Warta, Ilanka, Tęcza, Syrena, a może będzie to ktoś inny?
Tydzień po trzeciej lidze, rozgrywki zainauguruje nasza czwarta. W tym sezonie powinna być ona znacznie bardziej wyrównana niż w ubiegłym.
W minionym faworyt był jeden - Stilon Gorzów. W obecnym można powiedzieć, że z jednej strony nie ma takiego, z drugiej jest kilku. - Pytanie, kto będzie chciał awansować z czwartej do trzeciej ligi - zastanawia się Mateusz Konefał, szkoleniowiec beniaminka rozgrywek Warty Gorzów.
To pytanie jest zasadne, bo na trzecią ligę trzeba byłoby mieć znacznie większy budżet niż w czwartoligowych rozgrywkach. To jedno, drugie to o wiele lepszy poziom sportowy, a z tym na tym szczeblu bywa różnie. - To są bardzo specyficzne rozgrywki. Szczerze mówiąc, to nie potrzeba wiele, że coś w niej ugrać. To jest jej paradoks. Nie chciałbym tu przytaczać przykładów, ale były takie drużyny w czwartej lidze, które się do niej w ogóle nie przygotowywały w zimie, za to na wiosnę odpaliły, wygrały kilka meczów z rzędu i były w czołówce rozgrywek. Zwykły kibic kupi gazetę, przeczyta wynik i pomyśli sobie: „ale oni idą, ale tam jest trener”, a tak naprawdę nie trenują w takim zespole, zbierają się jedynie na spotkania i jakoś im idzie. Na tym polega ta specyfika - przekonuje Konefał, który wie, co mówi, bo pracował i w trzeciej, i w czwartej lidze, z Piastem Karnin Gorzów, oraz w klasie okręgowej, z której awansował z Wartą.
Trener warciarzy w grupie faworytów widzi m.in. Steinpol-Ilankę Rzepin, drugą ekipą poprzednich rozgrywek, oraz drugiego z beniaminków Tęczę Krosno Odrz. - Wydaję mi się, że silna będzie Steinpol-Ilanka Rzepin, bo praca wykonana przez trenera Kamila Michniewicza powinna nadal owocować [po wielu latach zastąpił go jego asystent Daniel Odziemkowski - dop. red.]. Tam trzon zespołu nie zmienił się, poza odejściem Marcina Żeno [ten poszedł do Pogoni Skwierzyna, gdzie będzie grającym szkoleniowcem – dop. red.]. W Rzepinie są zawodnicy, którzy grają ze sobą kilka lat. Są ze sobą zgrani, są zżyci. Być może kandydatem będzie też Tęcza Krosno Odrzańskie. Jest tam młody, ambitny trener Maciej Kulikowski, który fajnie układa ten zespół, oparty na zawodnikach z Krosna - wymienia Konefał.

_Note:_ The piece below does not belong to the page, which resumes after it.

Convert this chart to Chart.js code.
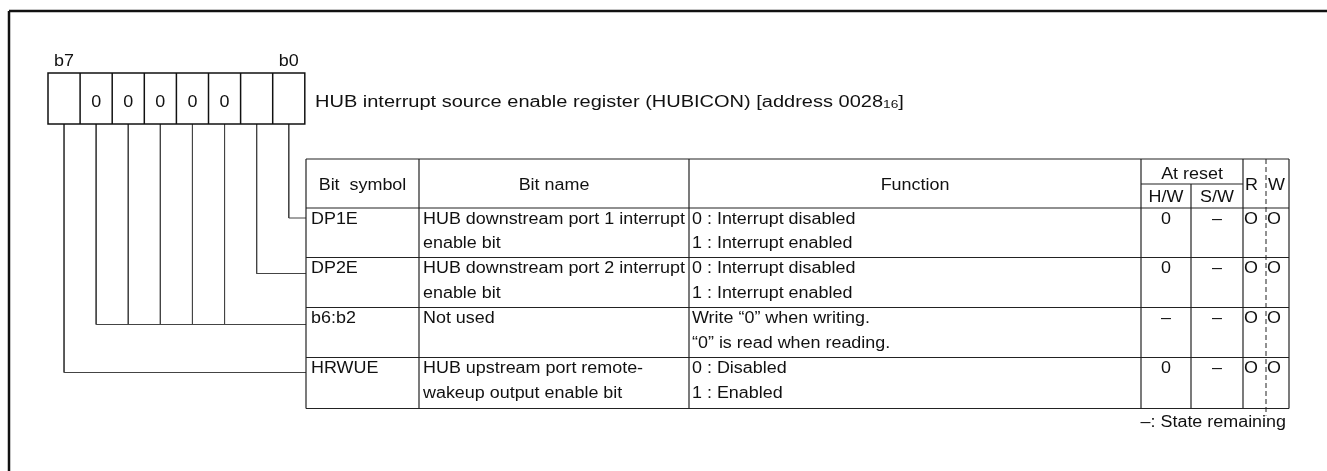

Do tego grona wydaje się, że można też dołączyć ZAP Syrena Zbąszynek, trzecią w tamtym sezonie, oraz możliwe że Lubuszanina Drezdenko, którego wzmocnili dwaj byli gracze Stilonu Gorzów: jej legenda Paweł Posmyk oraz Filip Wiśniewski. Z drugiej strony, w ostatnich dniach w Lubuszaninie zmienił się szkoleniowiec, Michała Kaczmarka zastąpił Dariusz Gorgiel, co nie spodobało się wszystkim kibicom.
Kandydatem do awansu jest też sama Warta, choć bardzo wiele będzie zależało właśnie od tego, jakim mogłaby dysponować budżetem w trzeciej lidze. - Przy takim potencjale, jaki my posiadamy, nie musimy się nikogo obawiać. Będziemy chcieli być w czołówce. Ja mam takie podejście, że chce cały czas wygrywać. Nie przejmuję się głosami, które mówią, że Konefał znów wariuje, myśli, że będzie grał o coś, a życie sprowadzi go na ziemię. Może będę potrzebował kolejnego roku doświadczenia, by być znacznie lepszym trenerem. Jednak to nie zmienia faktu, że zawsze będą grał o zwycięstwo, bo takie mam DNA - zapowiada opiekun gorzowian.
Jego podopieczni na inaugurację będą podejmować Pogoń Świebodzin, dawny Santos. - Ich atutem jest euforia, która powstała przy tworzeniu tego tworu - przewiduje Konefał, który sam będzie grał w A-klasie, w odradzającym się klubie ze Skwierzyny.
Kto spadnie? Nie życzymy tego żadnej z ekip.